1854 – 1938
John A. L. Waddell was born in Port Hope, Ontario, Canada, on January 14, 1854 to a Canadian father and American mother. For health reasons, at age 16 he took a 10-month tour of the Far East on a clipper ship. Upon returning he studied in a business school in Toronto before beginning his engineering education at Rensselaer Polytechnic Institute in Troy, New York, graduating in 1875. For the next three years, he worked for the Marine Department of Ottawa and did surveying on the Canadian Pacific railroad. He returned to Rensselaer as a teaching assistant to the Professor of Rational and Technical Mechanics, William H. Burr, who would also become one of the most prominent engineers of his time.

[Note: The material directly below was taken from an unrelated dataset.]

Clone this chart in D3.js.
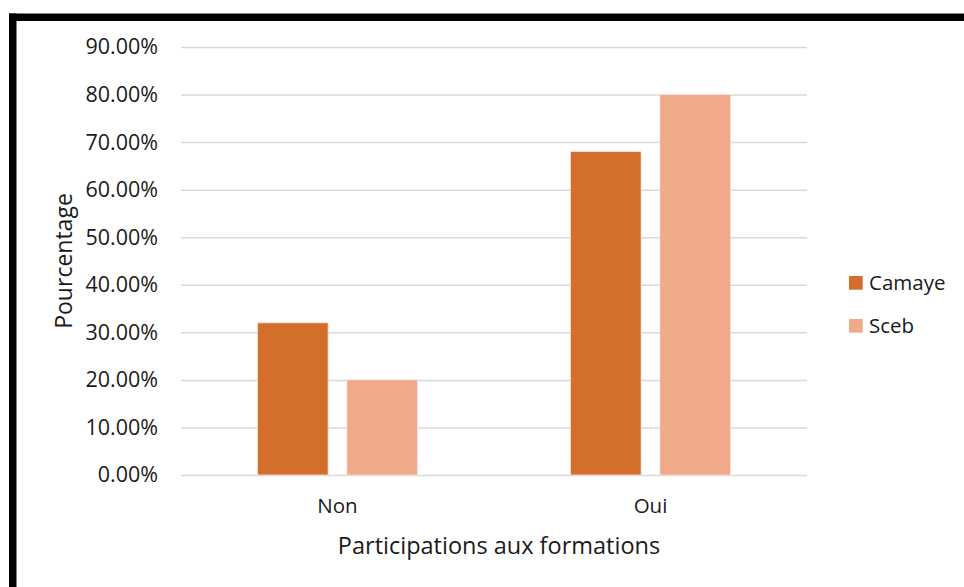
<!DOCTYPE html>
<html>
<head>
<meta charset="utf-8">
<script src="https://cdn.jsdelivr.net/npm/d3@7"></script>
<style>
  html, body { margin: 0; padding: 0; background: #fff; }
  svg { display: block; }
  text { font-family: "Open Sans", "Noto Sans", sans-serif; fill: #1a1a1a; }
</style>
</head>
<body>
<svg id="chart" width="964" height="587"></svg>
<script>
// Participation aux formations, by site
const categories = ["Non", "Oui"];
const seriesNames = ["Camaye", "Sceb"];
const camaye = [0.32, 0.68];
const sceb = [0.20, 0.80];
const yTicks = [0, 0.1, 0.2, 0.3, 0.4, 0.5, 0.6, 0.7, 0.8, 0.9];
const colors = ["#d36e2b", "#f0a98a"];

const seriesValues = [camaye, sceb];
const rows = categories.map((c, i) => ({
  category: c,
  values: seriesNames.map((s, j) => ({ series: s, value: seriesValues[j][i] }))
}));

const svg = d3.select("#chart");

// Frame border (top and left)
svg.append("rect").attr("x", 9).attr("y", 13.5).attr("width", 955).attr("height", 7.5).attr("fill", "#000");
svg.append("rect").attr("x", 9).attr("y", 13.5).attr("width", 7.5).attr("height", 574).attr("fill", "#000");

const plot = { left: 181, right: 807, top: 47, bottom: 475 };

const x = d3.scaleBand().domain(categories).range([plot.left, plot.right]).paddingInner(0).paddingOuter(0);
const x1 = d3.scaleBand().domain(seriesNames).range([0, x.bandwidth()]).paddingInner(0.21).paddingOuter(0.855);
const y = d3.scaleLinear().domain([0, 0.9]).range([plot.bottom, plot.top]);

// Gridlines and value ticks
const yAxis = d3.axisLeft(y).tickValues(yTicks).tickFormat(d3.format(".2%")).tickSize(-(plot.right - plot.left)).tickPadding(23);
const gy = svg.append("g").attr("transform", `translate(${plot.left},0)`).call(yAxis);
gy.select(".domain").remove();
gy.selectAll(".tick line").attr("stroke", "#d9d9d9").attr("stroke-width", 1.5);
gy.selectAll(".tick text").attr("font-size", 21.5).attr("fill", "#1a1a1a")
  .style("font-family", '"Open Sans", sans-serif');

// Bars
const groups = svg.append("g").selectAll("g").data(rows).join("g")
  .attr("transform", d => `translate(${x(d.category)},0)`);
groups.selectAll("rect").data(d => d.values).join("rect")
  .attr("x", d => x1(d.series))
  .attr("width", x1.bandwidth())
  .attr("y", d => y(d.value))
  .attr("height", d => y(0) - y(d.value))
  .attr("fill", (d, i) => colors[i])
  .attr("stroke", "#fbe3d6").attr("stroke-width", 0.8);

// Category labels
const xAxis = d3.axisBottom(x).tickSize(0).tickPadding(23);
const gx = svg.append("g").attr("transform", `translate(0,${plot.bottom})`).call(xAxis);
gx.select(".domain").remove();
gx.selectAll(".tick text").attr("font-size", 20.5).attr("fill", "#1a1a1a")
  .style("font-family", '"Open Sans", sans-serif');

// Axis titles
svg.append("text").attr("x", 499).attr("y", 554).attr("text-anchor", "middle")
  .attr("font-size", 23.5).text("Participations aux formations");
svg.append("text").attr("transform", `translate(72,261) rotate(-90)`).attr("text-anchor", "middle")
  .attr("font-size", 23).text("Pourcentage");

// Legend
const legend = svg.append("g").selectAll("g").data(seriesNames).join("g")
  .attr("transform", (d, i) => `translate(849,${276 + i * 43})`);
legend.append("rect").attr("width", 13.7).attr("height", 13.7).attr("fill", (d, i) => colors[i]);
legend.append("text").attr("x", 20).attr("y", 14).attr("font-size", 20.5).text(d => d);
</script>
</body>
</html>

Leaving Rensselaer in 1881 he began his career as a bridge builder with Raymond and Campbell of Council Bluffs, Iowa. After a year and a half, he took a position as chair of the Imperial University in Tokyo, Japan. At Rensselaer, Waddell had taught the first two Japanese students to attend an American engineering school. They most likely had recommended him for the Imperial University post. While there he began a lifelong career of publishing books on civil engineering topics. When he returned to the United States in 1886, he worked for the Phoenix Bridge Company in the Phoenixville shops and later as its agent in the west at Kansas City, Missouri while continuing to act as a private consultant. While at Phoenix Bridge, he designed several major bridges including the Red Rock Cantilever Bridge over the Colorado River, the longest single span cantilever in the country at that time. [South Halsted Bridge]
In late 1891 he went into private practice in Kansas City, Missouri and began his long career as a designer of bridges including vertical lift bridges. His first proposal for a vertical lift bridge was at Duluth, Minnesota. The selection committee was firmly in favor of the vertical lift design, but the cash prize was not awarded to Waddell as his bridge "pulled up and not back." Waddell then made a proposal to build a similar but smaller lift span over the south branch of the Chicago River at South Halsted Street. A swing bridge existed at this location but was destroyed by a passing ship on June 30, 1892. Waddell reported, "Chicago engineers as a body were opposed to this type of bridge; and the then highest authority on bridges in America, the late George S. Morison , stated flatly that it could not possibly operate and that it would be impracticable to raise the span off the piers." Before he began construction of the bridge he submitted a patent application for a Lift-Bridge on November 16, 1892. The patent was granted on October 10, 1893 as No. 506,571. It was the first of many lift bridge patents he received.
The bridge opened in 1893 but from that year to 1907 "no progress worth mentioning was made in the building of vertical-lift bridges, mainly for the reason that the Author's patents prevented other engineers from entering the field, and because of his personal discouragement previously mentioned." Between 1910 and 1917, however, he designed 34 lift bridges and many after that period. In addition to lift bridges, he designed many fixed bridges including the 1929 cantilever bridge across the Mississippi River at Cairo, Illinois and swing bridges at Omaha (1893) and Jefferson City, Missouri (1896). Two of his later bridges were two cantilevers, the Goethals Bridge (1928) and the Outerbridge Crossing (1928) from New Jersey to Staten Island, New York. He also built many concrete bridges including the Twelfth Street Bridge in Kansas City, Missouri. It is a double-deck, reinforced-concrete structure completed in 1915. The structure still stands after a life of over 90 years. Another was the Arroyo Seco Bridge in Pasadena, California built in 1913 and still another the Detroit-Superior Bridge in Cleveland, Ohio. It was a 3,500 foot long double deck concrete bridge with a 591 foot arch of nickel steel. Waddell had studied the use of nickel steel in bridges for the International Nickel Company in 1903–1906 and recommended its use.
Over his career he claimed to have designed over 1,000 bridges in the United States, Japan, Russia, Cuba, Mexico and New Zealand. During his career from 1887 to his death in 1938, he was associated with the following firms: J. A. L. Waddell 1887–1899, Waddell and Herrick 1899–1907, Waddell and Harrington 1908–1915, Waddell and Son 1915–1920, J. A. L. Waddell 1921–1926, Waddell and Hardesty 1927–1938. He won the prestigious Norman Medal from the American Society of Civil Engineers (ASCE) in 1909, 1916 and 1920 as well as international awards around the world. He was made an Honorary Member of the Society in 1937 just prior to his death.
He was a prolific writer with his main work being Bridge Engineering in two volumes published in 1916. He wrote, "The life of the bridge specialist is by no means easy. His governing motto should be integrity, thoroughness and progress." He was in the eyes of his peers a "genius in the art of bridge building; one of the outstanding international engineers in his field."